Alwaght- A scientific study revealed that the first coronavirus infections in Italy date back to January, shedding new light on the origins of the outbreak in one of the world's worst-affected countries.
Italy began testing people after diagnosing its first local patient on February 21 in Codogno, a small town in the wealthy Lombardy region.
Cases and deaths immediately surged, with scientists soon suspecting that the virus had been around, unnoticed, for weeks.
Stefano Merler, of the Bruno Kessler Foundation, told a news conference with Italy's top health authorities that his institute had looked at the first known cases and drawn clear conclusions from the subsequent pace of contagion.
"We realized that there were a lot of infected people in Lombardy well before February 20, which means the epidemic had started much earlier," he said.
"In January for sure, but maybe even before. We'll never know," he said, adding that he believed the immediate surge in cases suggested the virus was probably brought to Italy by a group of people rather than a single individual.
A separate study based on a sample of cases registered in April said 44.1 percent of infections occurred in nursing homes and another 24.7 percent spread within families.
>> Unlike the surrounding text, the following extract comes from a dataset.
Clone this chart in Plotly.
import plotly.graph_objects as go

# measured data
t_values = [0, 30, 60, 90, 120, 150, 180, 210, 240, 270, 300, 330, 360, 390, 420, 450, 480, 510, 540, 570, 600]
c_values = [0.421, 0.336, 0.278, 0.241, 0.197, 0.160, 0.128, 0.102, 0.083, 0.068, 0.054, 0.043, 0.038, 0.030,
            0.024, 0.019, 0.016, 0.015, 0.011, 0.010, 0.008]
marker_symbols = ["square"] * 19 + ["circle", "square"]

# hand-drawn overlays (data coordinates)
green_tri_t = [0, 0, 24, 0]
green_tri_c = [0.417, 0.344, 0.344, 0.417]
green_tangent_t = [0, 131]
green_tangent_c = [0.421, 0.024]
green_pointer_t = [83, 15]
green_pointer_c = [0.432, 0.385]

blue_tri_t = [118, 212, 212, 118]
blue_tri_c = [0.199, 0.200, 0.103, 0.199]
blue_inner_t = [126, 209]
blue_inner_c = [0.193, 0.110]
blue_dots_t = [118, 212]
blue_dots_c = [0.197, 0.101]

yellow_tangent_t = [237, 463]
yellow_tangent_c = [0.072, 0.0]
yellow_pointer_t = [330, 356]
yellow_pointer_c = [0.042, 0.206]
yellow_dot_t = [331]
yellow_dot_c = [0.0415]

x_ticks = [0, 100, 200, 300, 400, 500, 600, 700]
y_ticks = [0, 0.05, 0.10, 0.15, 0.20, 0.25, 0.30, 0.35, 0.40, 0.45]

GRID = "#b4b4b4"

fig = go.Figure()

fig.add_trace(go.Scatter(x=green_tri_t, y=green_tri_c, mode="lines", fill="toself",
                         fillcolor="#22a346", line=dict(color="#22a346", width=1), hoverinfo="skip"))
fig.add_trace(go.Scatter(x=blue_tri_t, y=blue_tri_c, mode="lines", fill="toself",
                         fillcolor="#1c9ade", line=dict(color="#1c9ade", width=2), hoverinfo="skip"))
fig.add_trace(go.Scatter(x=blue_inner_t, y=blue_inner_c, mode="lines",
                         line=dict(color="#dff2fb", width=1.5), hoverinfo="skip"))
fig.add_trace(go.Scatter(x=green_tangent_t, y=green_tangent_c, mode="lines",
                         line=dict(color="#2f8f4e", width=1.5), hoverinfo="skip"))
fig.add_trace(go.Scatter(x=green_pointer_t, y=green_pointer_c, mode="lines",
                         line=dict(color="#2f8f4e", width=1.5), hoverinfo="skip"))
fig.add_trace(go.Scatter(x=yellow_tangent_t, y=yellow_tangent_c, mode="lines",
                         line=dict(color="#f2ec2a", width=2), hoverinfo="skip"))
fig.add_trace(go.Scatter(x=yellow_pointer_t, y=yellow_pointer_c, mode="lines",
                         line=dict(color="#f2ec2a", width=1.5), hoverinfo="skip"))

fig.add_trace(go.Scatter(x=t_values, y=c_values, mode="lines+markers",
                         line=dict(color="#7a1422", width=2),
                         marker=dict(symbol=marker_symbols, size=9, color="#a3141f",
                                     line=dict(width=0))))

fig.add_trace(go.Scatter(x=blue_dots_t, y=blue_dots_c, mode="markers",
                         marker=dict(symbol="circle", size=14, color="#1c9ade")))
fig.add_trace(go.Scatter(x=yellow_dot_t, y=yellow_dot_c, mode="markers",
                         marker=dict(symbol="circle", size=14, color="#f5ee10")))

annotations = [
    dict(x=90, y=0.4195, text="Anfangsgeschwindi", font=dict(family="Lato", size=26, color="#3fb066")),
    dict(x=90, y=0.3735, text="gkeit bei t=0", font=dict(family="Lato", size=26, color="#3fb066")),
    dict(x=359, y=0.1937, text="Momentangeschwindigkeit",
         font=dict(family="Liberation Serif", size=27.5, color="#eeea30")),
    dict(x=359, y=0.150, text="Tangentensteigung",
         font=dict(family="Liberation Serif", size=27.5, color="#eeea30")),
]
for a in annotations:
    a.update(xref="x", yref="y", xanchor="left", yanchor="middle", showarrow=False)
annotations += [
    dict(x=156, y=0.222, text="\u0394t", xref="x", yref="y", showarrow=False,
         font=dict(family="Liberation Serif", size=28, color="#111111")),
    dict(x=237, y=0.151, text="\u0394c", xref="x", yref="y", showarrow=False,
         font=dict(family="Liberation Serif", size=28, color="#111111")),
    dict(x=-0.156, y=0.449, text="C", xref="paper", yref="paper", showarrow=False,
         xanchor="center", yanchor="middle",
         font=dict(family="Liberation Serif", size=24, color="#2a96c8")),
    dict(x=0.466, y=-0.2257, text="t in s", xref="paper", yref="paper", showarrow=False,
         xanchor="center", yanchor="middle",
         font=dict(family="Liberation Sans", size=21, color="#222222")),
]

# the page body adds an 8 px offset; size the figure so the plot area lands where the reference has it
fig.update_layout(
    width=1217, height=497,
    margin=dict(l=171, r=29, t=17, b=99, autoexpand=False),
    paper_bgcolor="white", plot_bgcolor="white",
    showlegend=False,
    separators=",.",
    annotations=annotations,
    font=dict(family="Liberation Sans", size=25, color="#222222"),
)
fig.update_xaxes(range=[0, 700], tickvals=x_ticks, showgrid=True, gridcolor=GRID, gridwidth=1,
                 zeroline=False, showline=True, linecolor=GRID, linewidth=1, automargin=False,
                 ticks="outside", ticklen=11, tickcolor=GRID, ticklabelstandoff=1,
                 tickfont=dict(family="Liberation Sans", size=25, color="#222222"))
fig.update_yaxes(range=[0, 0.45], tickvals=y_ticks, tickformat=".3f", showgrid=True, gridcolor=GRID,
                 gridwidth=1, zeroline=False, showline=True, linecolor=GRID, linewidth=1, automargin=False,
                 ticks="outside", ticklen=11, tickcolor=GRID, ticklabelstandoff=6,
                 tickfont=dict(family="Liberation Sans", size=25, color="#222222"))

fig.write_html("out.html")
A further 10.8 percent of people caught the virus at hospital and 4.2 percent in the workplace.
Research in Spain, which has the most confirmed coronavirus-linked cases in Europe - above 200,000, and the third-highest death toll worldwide after the US and Italy - also suggested the virus was present in that country long before health officials had realized, at least a month before Madrid imposed a lockdown on the country in mid-March.